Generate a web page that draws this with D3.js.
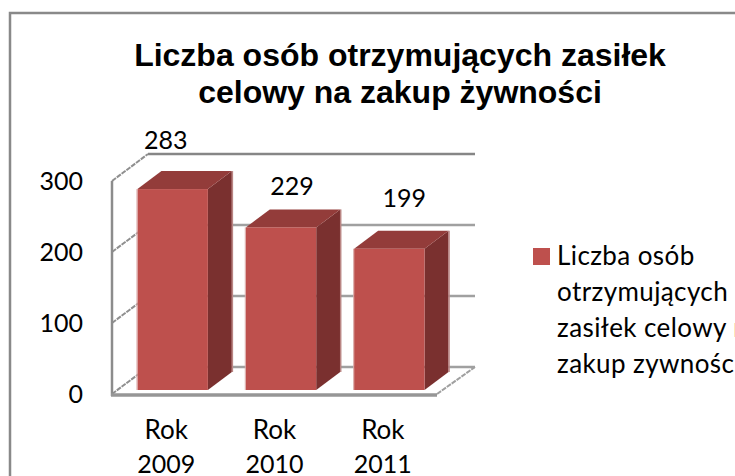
<!DOCTYPE html>
<html lang="pl">
<head>
<meta charset="utf-8">
<title>Liczba osób otrzymujących zasiłek</title>
<script src="https://d3js.org/d3.v7.min.js"></script>
<style>
  html, body { margin: 0; padding: 0; background: #fff; overflow: hidden; }
  text { font-family: Lato, sans-serif; fill: #000; }
</style>
</head>
<body>
<script>
var years = ["2009", "2010", "2011"];
var categoryWord = "Rok";
var counts = [283, 229, 199];
var yTicks = [0, 100, 200, 300];
var titleLines = ["Liczba osób otrzymujących zasiłek", "celowy na zakup żywności"];
var legendLines = ["Liczba osób", "otrzymujących", "zasiłek celowy na", "zakup zywności"];

var width = 735, height = 476;
var depthX = 24, depthY = 18;   // 3d offset of the box

var svg = d3.select("body").append("svg")
  .attr("width", width)
  .attr("height", height);

// chart frame, runs off the right and bottom of the picture
svg.append("path")
  .attr("d", "M10,476V13H735")
  .attr("fill", "none")
  .attr("stroke", "#898989")
  .attr("stroke-width", 2.5);

var titleText = svg.append("text")
  .attr("text-anchor", "middle")
  .style("font-family", "'Liberation Sans', Arial, sans-serif")
  .style("font-weight", "bold")
  .style("font-size", "32px");
titleLines.forEach(function(line, i) {
  titleText.append("tspan")
    .attr("x", 400)
    .attr("y", 66 + i * 37)
    .text(line);
});

// front plane
var x = d3.scaleBand().domain(years).range([112, 437]).paddingInner(0.35).paddingOuter(0.175);
var y = d3.scaleLinear().domain([0, 300]).range([390, 177]);
var floorY = 394;

// axis y scale sits a bit lower than the bars
function frontY(v) { return y(v) + 4; }
function backY(v) { return y(v) - 23; }

var grid = svg.append("g").attr("fill", "none");
grid.selectAll("line.back")
  .data(yTicks)
  .join("line")
  .attr("class", "back")
  .attr("x1", 148).attr("x2", 475)
  .attr("y1", backY).attr("y2", backY)
  .attr("stroke", function(d) { return d == 300 ? "#868686" : "#a0a0a0"; })
  .attr("stroke-width", 2.5);

grid.selectAll("line.side")
  .data(yTicks)
  .join("line")
  .attr("class", "side")
  .attr("x1", 112).attr("x2", 148)
  .attr("y1", frontY).attr("y2", backY)
  .attr("stroke", "#8f8f8f")
  .attr("stroke-width", 2)
  .attr("stroke-dasharray", "5 1");

// floor edge on the right
grid.append("line")
  .attr("x1", 437).attr("x2", 475)
  .attr("y1", floorY).attr("y2", backY(0))
  .attr("stroke", "#a0a0a0")
  .attr("stroke-width", 2)
  .attr("stroke-dasharray", "5 1");

// left wall and front floor line
grid.append("line")
  .attr("x1", 112).attr("x2", 112)
  .attr("y1", frontY(300)).attr("y2", floorY + 2)
  .attr("stroke", "#8c8c8c")
  .attr("stroke-width", 2.5);
grid.append("line")
  .attr("x1", 111).attr("x2", 437)
  .attr("y1", floorY + 1).attr("y2", floorY + 1)
  .attr("stroke", "#969696")
  .attr("stroke-width", 3.5);

var barShift = 6.5;
var bars = svg.append("g").selectAll("g")
  .data(counts)
  .join("g");

function left(d, i) { return x(years[i]) + barShift; }
function right(d, i) { return left(d, i) + x.bandwidth(); }

bars.append("path")   // side face
  .attr("fill", "#7a302f")
  .attr("d", function(d, i) {
    var r = right(d, i);
    return "M" + r + "," + y(d) + "L" + (r + depthX) + "," + (y(d) - depthY) +
      "V" + (y(0) - depthY) + "L" + r + "," + y(0) + "Z";
  });

bars.append("path")   // top face
  .attr("fill", "#933c3a")
  .attr("d", function(d, i) {
    var l = left(d, i), r = right(d, i);
    return "M" + l + "," + y(d) + "L" + (l + depthX) + "," + (y(d) - depthY) +
      "H" + (r + depthX) + "L" + r + "," + y(d) + "Z";
  });

bars.append("rect")   // front face
  .attr("fill", "#be504d")
  .attr("x", left)
  .attr("y", function(d) { return y(d); })
  .attr("width", x.bandwidth())
  .attr("height", function(d) { return y(0) - y(d); });

// pale antialiased edges the source image has on both sides of each bar
bars.append("line")
  .attr("x1", function(d, i) { return left(d, i) - 0.5; })
  .attr("x2", function(d, i) { return left(d, i) - 0.5; })
  .attr("y1", function(d) { return y(d); })
  .attr("y2", y(0))
  .attr("stroke", "#dba7a5")
  .attr("stroke-width", 1);
bars.append("line")
  .attr("x1", function(d, i) { return right(d, i) + depthX + 0.5; })
  .attr("x2", function(d, i) { return right(d, i) + depthX + 0.5; })
  .attr("y1", function(d) { return y(d) - depthY; })
  .attr("y2", y(0) - depthY)
  .attr("stroke", "#b98583")
  .attr("stroke-width", 1.5);

// value labels, nudged by hand like in the source chart
var labelNudge = [[-7, -40], [11, -32], [15, -42]];
svg.append("g").selectAll("text")
  .data(counts)
  .join("text")
  .attr("text-anchor", "middle")
  .style("font-size", "25px")
  .attr("x", function(d, i) { return x(years[i]) + x.bandwidth() / 2 + barShift + labelNudge[i][0]; })
  .attr("y", function(d, i) { return y(d) + labelNudge[i][1]; })
  .text(function(d) { return d; });

// y tick labels
svg.append("g").selectAll("text")
  .data(yTicks)
  .join("text")
  .attr("text-anchor", "end")
  .style("font-size", "25px")
  .attr("x", 83)
  .attr("y", function(d) { return frontY(d) + 9; })
  .text(function(d) { return d; });

// category labels on two lines
var cats = svg.append("g").selectAll("text")
  .data(years)
  .join("text")
  .attr("text-anchor", "middle")
  .style("font-size", "25px");
cats.append("tspan")
  .attr("x", function(d) { return x(d) + x.bandwidth() / 2; })
  .attr("y", 439)
  .style("font-size", "26px")
  .text(categoryWord);
cats.append("tspan")
  .attr("x", function(d) { return x(d) + x.bandwidth() / 2; })
  .attr("y", 473)
  .text(function(d) { return d; });

// legend
svg.append("rect")
  .attr("x", 533).attr("y", 248)
  .attr("width", 17).attr("height", 17)
  .attr("fill", "#be504d");
svg.append("g").selectAll("text")
  .data(legendLines)
  .join("text")
  .style("font-size", "26px")
  .style("letter-spacing", "0.4px")
  .attr("x", 557)
  .attr("y", function(d, i) { return 265 + i * 36; })
  .text(function(d) { return d; });
</script>
</body>
</html>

________________________

Working from the material above, transcribe it exactly while omitting pictures.

• [RESULT OF THE EXERCISE]:
Generate a web page that draws this with D3.js.
<!DOCTYPE html>
<html lang="pl">
<head>
<meta charset="utf-8">
<title>Liczba osób otrzymujących zasiłek</title>
<script src="https://d3js.org/d3.v7.min.js"></script>
<style>
  html, body { margin: 0; padding: 0; background: #fff; overflow: hidden; }
  text { font-family: Lato, sans-serif; fill: #000; }
</style>
</head>
<body>
<script>
var years = ["2009", "2010", "2011"];
var categoryWord = "Rok";
var counts = [283, 229, 199];
var yTicks = [0, 100, 200, 300];
var titleLines = ["Liczba osób otrzymujących zasiłek", "celowy na zakup żywności"];
var legendLines = ["Liczba osób", "otrzymujących", "zasiłek celowy na", "zakup zywności"];

var width = 735, height = 476;
var depthX = 24, depthY = 18;   // 3d offset of the box

var svg = d3.select("body").append("svg")
  .attr("width", width)
  .attr("height", height);

// chart frame, runs off the right and bottom of the picture
svg.append("path")
  .attr("d", "M10,476V13H735")
  .attr("fill", "none")
  .attr("stroke", "#898989")
  .attr("stroke-width", 2.5);

var titleText = svg.append("text")
  .attr("text-anchor", "middle")
  .style("font-family", "'Liberation Sans', Arial, sans-serif")
  .style("font-weight", "bold")
  .style("font-size", "32px");
titleLines.forEach(function(line, i) {
  titleText.append("tspan")
    .attr("x", 400)
    .attr("y", 66 + i * 37)
    .text(line);
});

// front plane
var x = d3.scaleBand().domain(years).range([112, 437]).paddingInner(0.35).paddingOuter(0.175);
var y = d3.scaleLinear().domain([0, 300]).range([390, 177]);
var floorY = 394;

// axis y scale sits a bit lower than the bars
function frontY(v) { return y(v) + 4; }
function backY(v) { return y(v) - 23; }

var grid = svg.append("g").attr("fill", "none");
grid.selectAll("line.back")
  .data(yTicks)
  .join("line")
  .attr("class", "back")
  .attr("x1", 148).attr("x2", 475)
  .attr("y1", backY).attr("y2", backY)
  .attr("stroke", function(d) { return d == 300 ? "#868686" : "#a0a0a0"; })
  .attr("stroke-width", 2.5);

grid.selectAll("line.side")
  .data(yTicks)
  .join("line")
  .attr("class", "side")
  .attr("x1", 112).attr("x2", 148)
  .attr("y1", frontY).attr("y2", backY)
  .attr("stroke", "#8f8f8f")
  .attr("stroke-width", 2)
  .attr("stroke-dasharray", "5 1");

// floor edge on the right
grid.append("line")
  .attr("x1", 437).attr("x2", 475)
  .attr("y1", floorY).attr("y2", backY(0))
  .attr("stroke", "#a0a0a0")
  .attr("stroke-width", 2)
  .attr("stroke-dasharray", "5 1");

// left wall and front floor line
grid.append("line")
  .attr("x1", 112).attr("x2", 112)
  .attr("y1", frontY(300)).attr("y2", floorY + 2)
  .attr("stroke", "#8c8c8c")
  .attr("stroke-width", 2.5);
grid.append("line")
  .attr("x1", 111).attr("x2", 437)
  .attr("y1", floorY + 1).attr("y2", floorY + 1)
  .attr("stroke", "#969696")
  .attr("stroke-width", 3.5);

var barShift = 6.5;
var bars = svg.append("g").selectAll("g")
  .data(counts)
  .join("g");

function left(d, i) { return x(years[i]) + barShift; }
function right(d, i) { return left(d, i) + x.bandwidth(); }

bars.append("path")   // side face
  .attr("fill", "#7a302f")
  .attr("d", function(d, i) {
    var r = right(d, i);
    return "M" + r + "," + y(d) + "L" + (r + depthX) + "," + (y(d) - depthY) +
      "V" + (y(0) - depthY) + "L" + r + "," + y(0) + "Z";
  });

bars.append("path")   // top face
  .attr("fill", "#933c3a")
  .attr("d", function(d, i) {
    var l = left(d, i), r = right(d, i);
    return "M" + l + "," + y(d) + "L" + (l + depthX) + "," + (y(d) - depthY) +
      "H" + (r + depthX) + "L" + r + "," + y(d) + "Z";
  });

bars.append("rect")   // front face
  .attr("fill", "#be504d")
  .attr("x", left)
  .attr("y", function(d) { return y(d); })
  .attr("width", x.bandwidth())
  .attr("height", function(d) { return y(0) - y(d); });

// pale antialiased edges the source image has on both sides of each bar
bars.append("line")
  .attr("x1", function(d, i) { return left(d, i) - 0.5; })
  .attr("x2", function(d, i) { return left(d, i) - 0.5; })
  .attr("y1", function(d) { return y(d); })
  .attr("y2", y(0))
  .attr("stroke", "#dba7a5")
  .attr("stroke-width", 1);
bars.append("line")
  .attr("x1", function(d, i) { return right(d, i) + depthX + 0.5; })
  .attr("x2", function(d, i) { return right(d, i) + depthX + 0.5; })
  .attr("y1", function(d) { return y(d) - depthY; })
  .attr("y2", y(0) - depthY)
  .attr("stroke", "#b98583")
  .attr("stroke-width", 1.5);

// value labels, nudged by hand like in the source chart
var labelNudge = [[-7, -40], [11, -32], [15, -42]];
svg.append("g").selectAll("text")
  .data(counts)
  .join("text")
  .attr("text-anchor", "middle")
  .style("font-size", "25px")
  .attr("x", function(d, i) { return x(years[i]) + x.bandwidth() / 2 + barShift + labelNudge[i][0]; })
  .attr("y", function(d, i) { return y(d) + labelNudge[i][1]; })
  .text(function(d) { return d; });

// y tick labels
svg.append("g").selectAll("text")
  .data(yTicks)
  .join("text")
  .attr("text-anchor", "end")
  .style("font-size", "25px")
  .attr("x", 83)
  .attr("y", function(d) { return frontY(d) + 9; })
  .text(function(d) { return d; });

// category labels on two lines
var cats = svg.append("g").selectAll("text")
  .data(years)
  .join("text")
  .attr("text-anchor", "middle")
  .style("font-size", "25px");
cats.append("tspan")
  .attr("x", function(d) { return x(d) + x.bandwidth() / 2; })
  .attr("y", 439)
  .style("font-size", "26px")
  .text(categoryWord);
cats.append("tspan")
  .attr("x", function(d) { return x(d) + x.bandwidth() / 2; })
  .attr("y", 473)
  .text(function(d) { return d; });

// legend
svg.append("rect")
  .attr("x", 533).attr("y", 248)
  .attr("width", 17).attr("height", 17)
  .attr("fill", "#be504d");
svg.append("g").selectAll("text")
  .data(legendLines)
  .join("text")
  .style("font-size", "26px")
  .style("letter-spacing", "0.4px")
  .attr("x", 557)
  .attr("y", function(d, i) { return 265 + i * 36; })
  .text(function(d) { return d; });
</script>
</body>
</html>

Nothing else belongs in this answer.